Mitigating Adversarial Effects Through Randomization
The paper "Mitigating Adversarial Effects Through Randomization" addresses a significant vulnerability in Convolutional Neural Networks (CNNs): their susceptibility to adversarial examples. These adversarial examples, formed by adding subtle perturbations to input images, can cause CNNs to misclassify inputs with high confidence, posing serious security risks to machine learning systems. The paper proposes a novel method that incorporates randomization at inference time to enhance the robustness of CNNs against adversarial attacks.
Key Contributions
The proposed defense mechanism employs two randomization techniques during inference: random resizing and random padding. The primary contributions and advantages of this approach are as follows:
- Effective Defense Without Retraining: The method does not require any additional training or fine-tuning of the CNNs, making it straightforward to implement.
- Minimal Computational Overhead: The additional computations introduced by the randomization layers are minimal, ensuring that the run-time is not significantly affected.

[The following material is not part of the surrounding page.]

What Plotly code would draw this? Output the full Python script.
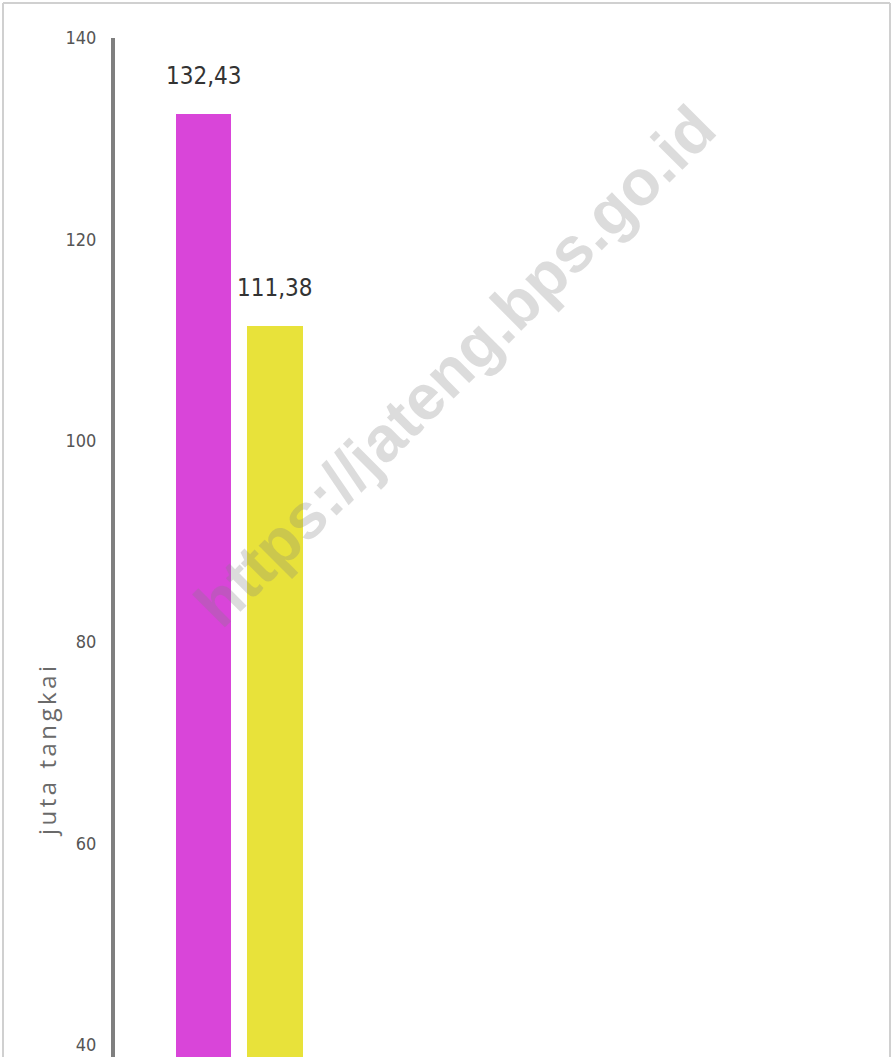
import plotly.graph_objects as go

categories = ["A", "B"]
values = [132.43, 111.38]
labels = ["132,43", "111,38"]
colors = ["#d945d9", "#e8e23a"]
y_ticks = [40, 60, 80, 100, 120, 140]
y_title = "juta tangkai"
watermark = "https://jateng.bps.go.id"

W, H = 891, 1057
ML, MR, MT, MB = 115, 4, 38, 0
PW, PH = W - ML - MR, H - MT - MB

def px_x(px):
    return (px - ML) / PW

def px_y(py):
    return (H - MB - py) / PH

narrow = "Liberation Sans Narrow, DejaVu Sans Condensed, Roboto Condensed, Arial Narrow, sans-serif"

# x positions: category spacing 71.5px, first bar centre at 203.5px
x0 = -(203.5 - ML) / 71.5
x1 = x0 + PW / 71.5
xpos = list(range(len(categories)))

fig = go.Figure()
fig.add_trace(go.Bar(
    x=xpos, y=values, width=0.77,
    marker=dict(color=colors, line=dict(width=0)),
    showlegend=False, hoverinfo="skip",
))

for xi, v, lab in zip(xpos, values, labels):
    fig.add_annotation(
        x=xi, y=v, text=lab, showarrow=False, xanchor="center", yanchor="bottom",
        yshift=22, font=dict(family=narrow, size=24, color="#333333"),
    )

fig.update_layout(
    width=W, height=H,
    margin=dict(l=ML, r=MR, t=MT, b=MB, pad=0),
    paper_bgcolor="white", plot_bgcolor="white",
    bargap=0,
    xaxis=dict(range=[x0, x1], showticklabels=False, showgrid=False,
               zeroline=False, showline=False, fixedrange=True),
    yaxis=dict(range=[38.8, 140], tickvals=y_ticks, ticktext=[str(t) for t in y_ticks],
               showgrid=False, zeroline=False, showline=True, linecolor="#7f7f7f",
               linewidth=4, ticks="", ticklabelstandoff=11,
               tickfont=dict(family=narrow, size=18, color="#555555")),
    font=dict(family="Open Sans, sans-serif"),
)

fig.add_annotation(
    xref="paper", yref="paper", x=px_x(46), y=px_y(750),
    text='<span style="letter-spacing:3.5px">' + y_title + '</span>', textangle=-90, showarrow=False,
    font=dict(family="Open Sans, sans-serif", size=24, color="#6a6a6a"),
    xanchor="center", yanchor="middle",
)

fig.add_annotation(
    xref="paper", yref="paper", x=px_x(455), y=px_y(366),
    text="<b>" + watermark + "</b>", textangle=-45, showarrow=False,
    font=dict(family="Liberation Sans, Arial, sans-serif", size=64, color="rgba(130,130,130,0.28)"),
    xanchor="center", yanchor="middle",
)

border = "#d0d0d0"
fig.add_shape(type="line", xref="paper", yref="paper",
              x0=px_x(3), x1=px_x(890), y0=px_y(3), y1=px_y(3),
              line=dict(color=border, width=2))
fig.add_shape(type="line", xref="paper", yref="paper",
              x0=px_x(3), x1=px_x(3), y0=px_y(3), y1=px_y(1057),
              line=dict(color=border, width=2))
fig.add_shape(type="line", xref="paper", yref="paper",
              x0=px_x(890), x1=px_x(890), y0=px_y(3), y1=px_y(1057),
              line=dict(color=border, width=2))

fig.write_html("out.html", config={"displayModeBar": False},
               post_script="document.body.style.margin='0';document.body.style.overflow='hidden';")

- Compatibility: The randomization layers are compatible with various network architectures and can be integrated with other adversarial defense techniques, such as adversarial training.
Experimental Results
The authors conducted extensive experiments to validate the effectiveness of their proposed method. They evaluated the defense mechanism using multiple CNN architectures (Inception-v3, ResNet-v2-101, Inception-ResNet-v2, and ens-adv-Inception-ResNet-v2) and against various attack methods, including both single-step (Fast Gradient Sign Method, FGSM) and iterative attacks (DeepFool, Carlini & Wagner, C&W).
Key Numerical Results
- Vanilla Attack Scenario: In scenarios where the attacker is unaware of the randomization layers, the defense method significantly improved the top-1 classification accuracy for all networks and attacks. For instance, the accuracy of ens-adv-Inception-ResNet-v2 when attacked by FGSM with ϵ=10 improved to 94.3% from 33.0% without defense.

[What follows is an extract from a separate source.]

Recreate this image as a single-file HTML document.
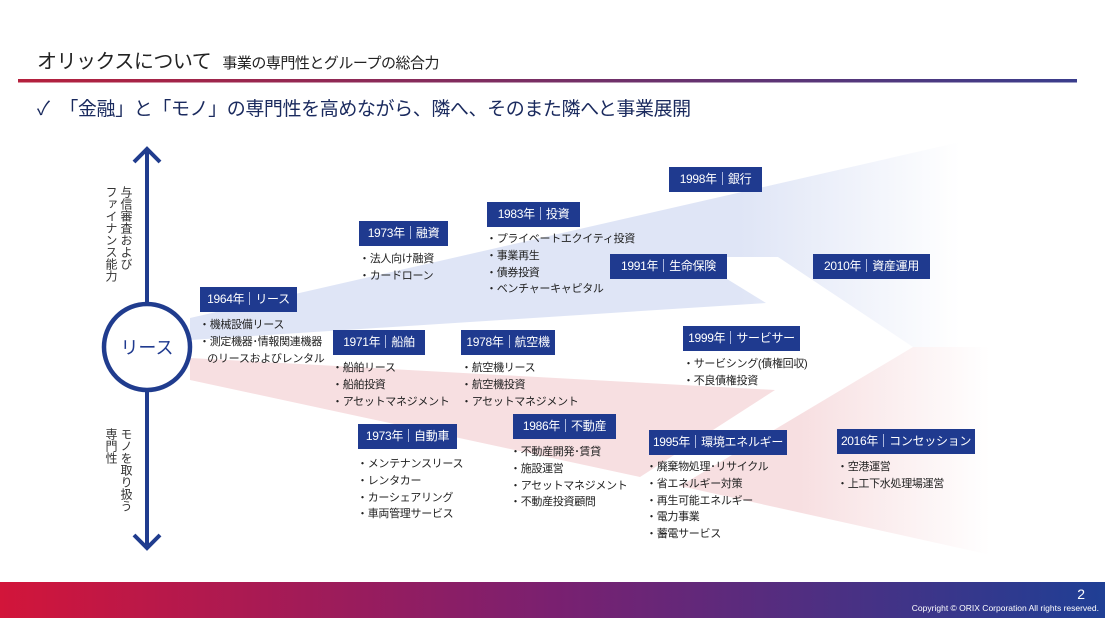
<!DOCTYPE html>
<html><head><meta charset="utf-8"><style>
body{margin:0;width:1105px;height:618px;overflow:hidden;background:#fff;font-family:"Liberation Sans","Noto Sans CJK JP",sans-serif;position:relative;color:#222}
.a{position:absolute;white-space:nowrap}
.b{position:absolute;background:#1f3a8f;color:#fff;font-size:12px;height:25px;line-height:25px;text-align:center;letter-spacing:-0.3px}
.b i{display:inline-block;width:1px;height:13px;background:#aab6dd;margin:0 5px;vertical-align:-2px}
.l{position:absolute;font-size:11px;line-height:16.8px;white-space:nowrap;color:#222;letter-spacing:-0.3px}
.v{position:absolute;writing-mode:vertical-rl;font-size:12px;line-height:14px;color:#333;letter-spacing:0}
</style></head><body>
<svg width="1105" height="618" style="position:absolute;left:0;top:0">
<defs>
<linearGradient id="gb" gradientUnits="userSpaceOnUse" x1="740" y1="0" x2="960" y2="0"><stop offset="0" stop-color="#dfe5f6"/><stop offset="1" stop-color="#dfe5f6" stop-opacity="0"/></linearGradient>
<linearGradient id="gp" gradientUnits="userSpaceOnUse" x1="800" y1="0" x2="990" y2="0"><stop offset="0" stop-color="#f7dfe1"/><stop offset="1" stop-color="#f7dfe1" stop-opacity="0"/></linearGradient>
<linearGradient id="hl" x1="0" x2="1" y1="0" y2="0"><stop offset="0" stop-color="#b5203d"/><stop offset="1" stop-color="#3a3d8c"/></linearGradient>
<linearGradient id="ft" x1="0" x2="1" y1="0" y2="0"><stop offset="0" stop-color="#d2153a"/><stop offset="0.5" stop-color="#7a2070"/><stop offset="1" stop-color="#1f3f95"/></linearGradient>
</defs>
<polygon points="190,318 956,143 1000,143 1000,347 913,347 778,257 727,257 727,279 766,303 190,340" fill="url(#gb)"/>
<polygon points="190,358 775,390 640,477 190,380" fill="#f7dfe1"/>
<polygon points="913,347 1000,347 1000,557 680,486" fill="url(#gp)"/>
<rect x="18" y="79" width="1059" height="3.5" fill="url(#hl)"/>
<rect x="0" y="582" width="1105" height="36" fill="url(#ft)"/>
<line x1="147" y1="152" x2="147" y2="545" stroke="#203c8e" stroke-width="4"/>
<polyline points="134,162 147,149 160,162" fill="none" stroke="#203c8e" stroke-width="4"/>
<polyline points="134,535 147,548 160,535" fill="none" stroke="#203c8e" stroke-width="4"/>
<circle cx="147" cy="347" r="43" fill="#fff" stroke="#203c8e" stroke-width="4.5"/>
<text x="147" y="354" font-size="18" text-anchor="middle" fill="#1f3a8f" font-family="Liberation Sans, Noto Sans CJK JP, sans-serif">リース</text>
</svg>
<div class="a" style="left:37px;top:45px;font-size:20px;color:#222;letter-spacing:-0.5px">オリックスについて <span style="font-size:15px;margin-left:6px">事業の専門性とグループの総合力</span></div>
<div class="a" style="left:37px;top:94px;font-size:19px;color:#1a2a5e;letter-spacing:-0.4px">✓&nbsp;&nbsp;「金融」と「モノ」の専門性を高めながら、隣へ、そのまた隣へと事業展開</div>
<div class="v" style="left:119px;top:186px">与信審査および</div>
<div class="v" style="left:104px;top:186px">ファイナンス能力</div>
<div class="v" style="left:119px;top:428px">モノを取り扱う</div>
<div class="v" style="left:104px;top:428px">専門性</div>

<div class="b" style="left:200px;top:287px;width:97px">1964年<i></i>リース</div>
<div class="l" style="left:199px;top:317px">・機械設備リース<br>・測定機器･情報関連機器<br>&nbsp;&nbsp;&nbsp;のリースおよびレンタル</div>
<div class="b" style="left:359px;top:221px;width:89px">1973年<i></i>融資</div>
<div class="l" style="left:359px;top:251px">・法人向け融資<br>・カードローン</div>
<div class="b" style="left:487px;top:202px;width:93px">1983年<i></i>投資</div>
<div class="l" style="left:486px;top:231px">・プライベートエクイティ投資<br>・事業再生<br>・債券投資<br>・ベンチャーキャピタル</div>
<div class="b" style="left:669px;top:167px;width:93px">1998年<i></i>銀行</div>
<div class="b" style="left:610px;top:254px;width:117px">1991年<i></i>生命保険</div>
<div class="b" style="left:813px;top:254px;width:117px">2010年<i></i>資産運用</div>
<div class="b" style="left:333px;top:330px;width:92px">1971年<i></i>船舶</div>
<div class="l" style="left:332px;top:360px">・船舶リース<br>・船舶投資<br>・アセットマネジメント</div>
<div class="b" style="left:461px;top:330px;width:94px">1978年<i></i>航空機</div>
<div class="l" style="left:461px;top:360px">・航空機リース<br>・航空機投資<br>・アセットマネジメント</div>
<div class="b" style="left:683px;top:326px;width:117px">1999年<i></i>サービサー</div>
<div class="l" style="left:683px;top:356px">・サービシング(債権回収)<br>・不良債権投資</div>
<div class="b" style="left:358px;top:424px;width:99px">1973年<i></i>自動車</div>
<div class="l" style="left:357px;top:456px">・メンテナンスリース<br>・レンタカー<br>・カーシェアリング<br>・車両管理サービス</div>
<div class="b" style="left:513px;top:414px;width:103px">1986年<i></i>不動産</div>
<div class="l" style="left:510px;top:444px">・不動産開発･賃貸<br>・施設運営<br>・アセットマネジメント<br>・不動産投資顧問</div>
<div class="b" style="left:649px;top:430px;width:138px">1995年<i></i>環境エネルギー</div>
<div class="l" style="left:646px;top:459px">・廃棄物処理･リサイクル<br>・省エネルギー対策<br>・再生可能エネルギー<br>・電力事業<br>・蓄電サービス</div>
<div class="b" style="left:837px;top:429px;width:138px">2016年<i></i>コンセッション</div>
<div class="l" style="left:837px;top:459px">・空港運営<br>・上工下水処理場運営</div>

<div class="a" style="right:20px;top:586px;font-size:14px;color:#fff">2</div>
<div class="a" style="right:6px;top:603px;font-size:8.5px;color:#fff">Copyright © ORIX Corporation All rights reserved.</div>
</body></html>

- Single-Pattern Attack Scenario: When the attackers are aware of the randomization but only target a single specific pattern, the defense still maintained high effectiveness, e.g., ens-adv-Inception-ResNet-v2 achieving 95.2% against C&W attacks.
- Ensemble-Pattern Attack Scenario: Against stronger attacks where the attacker simulates multiple patterns, the defense mechanism with ens-adv-Inception-ResNet-v2 achieved top-1 accuracies of 93.5% for DeepFool and 86.1% for C&W.
Implications and Future Directions
The proposed randomization method showcases a notable improvement in the resilience of CNNs to adversarial attacks, especially iterative attacks, which tend to be more sophisticated. The minimal loss in performance on clean (non-adversarial) images is another significant merit, making the defense practical for real-world applications.
The integration of these methods with adversarial training highlights a promising approach for building more robust neural networks. Further exploration could involve combining randomization with other preprocessing techniques like random brightness, saturation, hue, and contrast adjustments, as the paper briefly touched upon the potential slight benefits of these combinations.
Conclusion
In summary, the utilization of randomization layers during inference provides a robust and efficient defense against adversarial attacks. The research contributes significantly to the field by demonstrating a practical and easily implementable solution that significantly enhances the security of CNN-based systems. The results from the NIPS 2017 adversarial examples defense challenge further underscore its effectiveness, achieving a normalized score of 0.924 and ranking second among 107 defense teams. The findings advocate for broader adoption and further development of randomization-based defenses in adversarial machine learning.